25 Nisan 2006

gürpınardayız, o zaman bir arazi almayı planlıyoruz, bir adamcağız, aslında epey yaşlı, evini satıyor. kendisinin arazisi var birazda evin önünde , bir de küçük bir ev daha. bize büyük evi ve araziyi satıp, küçük evde yaşamak planı. evine götürüyor bizi, bir küçük kız karşılıyor, acayip komik bir tip, hep konuşuyor, kendi gevezeliği ile dalga geçiyor ama konuşmaya devam ediyor. devamlı espriler yapıyor, yüzünde devamlı bir gülme hali, adamın kızıymış sonra öğreniyoruz.

bir sürü zorlukla karşılaşmış insanlar var karşımızda, para kazanmış , harcamışlar, büyük oğullarını evlendirip onun borçlarını ödeyip, onun hayatını da sırtlanmışlar, evin hanımına bir anda inme inmiş, sonra yavaş yavaş düzelmiş. bu diyor adam, bu kız bizi devamlı ayakta tuttu. belli oluyor zaten, her evde hayata böyle bakan birilerinin olması gerekiyor diye düşünüyorum.

tabi gürpınardayız ben de naif düşünüyorum, hafif temizlenmişim, suyum çok berrak olmasa da siyah taşlarım aradan seçiliyor. kızı çok seviyorum, telefonumu veriyorum.

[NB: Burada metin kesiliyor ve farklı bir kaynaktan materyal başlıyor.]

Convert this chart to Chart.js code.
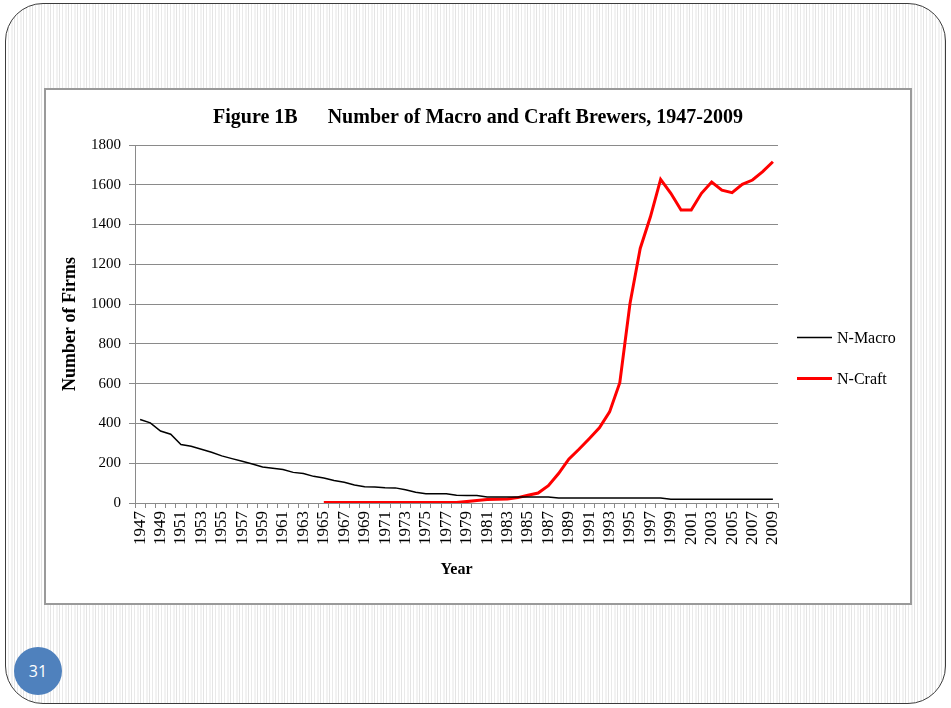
<!DOCTYPE html>
<html>
<head>
<meta charset="utf-8">
<script src="https://cdn.jsdelivr.net/npm/chart.js@4/dist/chart.umd.min.js"></script>
<style>
  html, body { margin: 0; padding: 0; background: #ffffff; }
  body { width: 951px; height: 708px; position: relative; overflow: hidden; }
  .slide {
    position: absolute; left: 5px; top: 3px; width: 941px; height: 701px;
    box-sizing: border-box; border: 1.5px solid #3c3c3c; border-radius: 38px;
    background: repeating-linear-gradient(to right,
      #ffffff 0px, #ffffff 2px, #e9e9e9 2px, #e9e9e9 3px,
      #ffffff 3px, #ffffff 5px, #f2f2f2 5px, #f2f2f2 7px,
      #ffffff 7px, #ffffff 8px, #e4e4e4 8px, #e4e4e4 9px);
  }
  .frame {
    position: absolute; left: 44px; top: 88px; width: 868px; height: 517px;
    box-sizing: border-box; border: 2px solid #9a9a9a; background: #ffffff;
  }
  #chartWrap { position: absolute; left: 46px; top: 90px; width: 864px; height: 513px; }
  .pagenum {
    position: absolute; left: 14px; top: 647px; width: 48px; height: 48px;
    border-radius: 50%; background: #4f81bd; color: #ffffff;
    font: 16px "Open Sans", "DejaVu Sans", sans-serif;
    display: flex; align-items: center; justify-content: center;
  }
</style>
</head>
<body>
<div class="slide"></div>
<div class="frame"></div>
<div id="chartWrap"><canvas id="c" width="864" height="513"></canvas></div>
<div class="pagenum">31</div>
<script>
// Brewery counts by year
const years = [];
for (let y = 1947; y <= 2009; y++) years.push(String(y));

const macroFirms = [
  420, 403, 362, 346, 294, 285, 270, 255, 237, 223,   // 1947-1956
  210, 196, 181, 175, 168, 154, 148, 134, 126, 113,   // 1957-1966
  104, 91, 82, 80, 77, 76, 67, 54, 47, 47,            // 1967-1976
  46, 39, 38, 38, 30, 30, 30, 30, 30, 30,             // 1977-1986
  30, 25, 25, 25, 25, 25, 25, 25, 25, 25,             // 1987-1996
  25, 25, 19, 19, 19, 19, 19, 19, 19, 19,             // 1997-2006
  19, 19, 19                                          // 2007-2009
];

const craftFirms = [
  null, null, null, null, null, null, null, null, null, null, // 1947-1956
  null, null, null, null, null, null, null, null, 2, 2,       // 1957-1966
  2, 2, 2, 2, 2, 2, 2, 2, 2, 2,                               // 1967-1976
  2, 2, 7, 12, 17, 19, 20, 27, 39, 50,                        // 1977-1986
  87, 148, 220, 270, 323, 378, 458, 605, 1003, 1280,          // 1987-1996
  1439, 1627, 1557, 1473, 1473, 1557, 1614, 1573, 1560, 1602, // 1997-2006
  1624, 1666, 1716                                            // 2007-2009
];

const yTicks = [0, 200, 400, 600, 800, 1000, 1200, 1400, 1600, 1800];

const serif = '"Liberation Serif", "Times New Roman", serif';
const axisGray = '#8a8a8a';

// Legend drawn to the right of the plot: short line swatch + label
const sideLegend = {
  id: 'sideLegend',
  afterDraw(chart) {
    const ctx = chart.ctx;
    const rows = [247.5, 288.5];
    ctx.save();
    ctx.font = '16px ' + serif;
    ctx.textBaseline = 'middle';
    ctx.textAlign = 'left';
    chart.data.datasets.forEach((ds, i) => {
      const y = rows[i];
      ctx.strokeStyle = ds.borderColor;
      ctx.lineWidth = ds.legendLineWidth;
      ctx.beginPath();
      ctx.moveTo(751, y);
      ctx.lineTo(786, y);
      ctx.stroke();
      ctx.fillStyle = '#000000';
      ctx.fillText(ds.label, 791, y + 1);
    });
    ctx.restore();
  }
};

new Chart(document.getElementById('c'), {
  type: 'line',
  data: {
    labels: years,
    datasets: [
      {
        label: 'N-Macro',
        data: macroFirms,
        borderColor: '#000000',
        backgroundColor: '#000000',
        borderWidth: 1.5,
        legendLineWidth: 1.5,
        pointRadius: 0,
        tension: 0,
        spanGaps: false
      },
      {
        label: 'N-Craft',
        data: craftFirms,
        borderColor: '#ff0000',
        backgroundColor: '#ff0000',
        borderWidth: 3,
        legendLineWidth: 3,
        pointRadius: 0,
        tension: 0,
        spanGaps: false
      }
    ]
  },
  options: {
    responsive: false,
    animation: false,
    layout: { padding: 0 },
    plugins: {
      legend: { display: false },
      tooltip: { enabled: false },
      title: {
        display: true,
        text: 'Figure 1B      Number of Macro and Craft Brewers, 1947-2009',
        color: '#000000',
        font: { family: serif, size: 20, weight: 'bold' },
        padding: { top: 16, bottom: 15 }
      }
    },
    scales: {
      x: {
        type: 'category',
        offset: true,
        afterFit(scale) { scale.height = 100; },
        grid: {
          display: true,
          offset: true,
          drawOnChartArea: false,
          drawTicks: true,
          tickLength: 5,
          color: axisGray,
          lineWidth: 1
        },
        border: { display: true, color: axisGray, width: 1 },
        ticks: {
          autoSkip: false,
          minRotation: 90,
          maxRotation: 90,
          padding: 3,
          color: '#000000',
          font: { family: serif, size: 17 },
          callback(value, index) { return index % 2 === 0 ? years[index] : ''; }
        },
        title: {
          display: true,
          text: 'Year',
          color: '#000000',
          font: { family: serif, size: 16, weight: 'bold' },
          padding: { top: 0, bottom: 24 }
        }
      },
      y: {
        min: yTicks[0],
        max: yTicks[yTicks.length - 1],
        afterFit(scale) { scale.width = 89; },
        afterBuildTicks(scale) { scale.ticks = yTicks.map(v => ({ value: v })); },
        grid: {
          color: axisGray,
          lineWidth: 1,
          tickLength: 6
        },
        border: { display: true, color: axisGray, width: 1 },
        ticks: {
          padding: 8,
          color: '#000000',
          font: { family: serif, size: 15 },
          callback(value) { return String(value); }
        },
        title: {
          display: true,
          text: 'Number of Firms',
          color: '#000000',
          font: { family: serif, size: 18, weight: 'bold' },
          padding: { top: 14, bottom: 0 }
        }
      },
      // empty right-hand axis that reserves the legend column
      legendSpace: {
        type: 'linear',
        position: 'right',
        afterFit(scale) { scale.width = 132; },
        grid: { display: false, drawOnChartArea: false },
        border: { display: false },
        ticks: { display: false }
      }
    }
  },
  plugins: [sideLegend]
});
</script>
</body>
</html>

istanbul , karmaşa, kaos, kir, pas, iz başlıyor yine. aradan zaman geçiyor bu kız beni arıyor. ben hemen soruyorum : ev için mi aradın diye? hani fikrimizi tam söylememiştik, sen bunu öğrenmek için mi aradın? yok diyor, bayram ya , bayramınızı kutlayayım dedim. ama bozuluyor biraz, sesi kırılıyor. ben de acayip oluyorum.

işte istanbul kurtları da bana, benim bu kıza baktığım gibi bakıyorlar. gereksiz oranda naif ve saf. bu dünya bu kadar naif olmayı kaldırmıyor. evet kırmak istemiyorlar, evet sevimli ve belki biraz kutsal buluyorlar ama anlayamıyorlar. ben de anlayamıyorum kendimi. kız küçük gürpınar'da kendini sorgulamak zorunda kalmamıştı, ben de istanbul'a gelinceye kadar bunu sorgulamamıştım.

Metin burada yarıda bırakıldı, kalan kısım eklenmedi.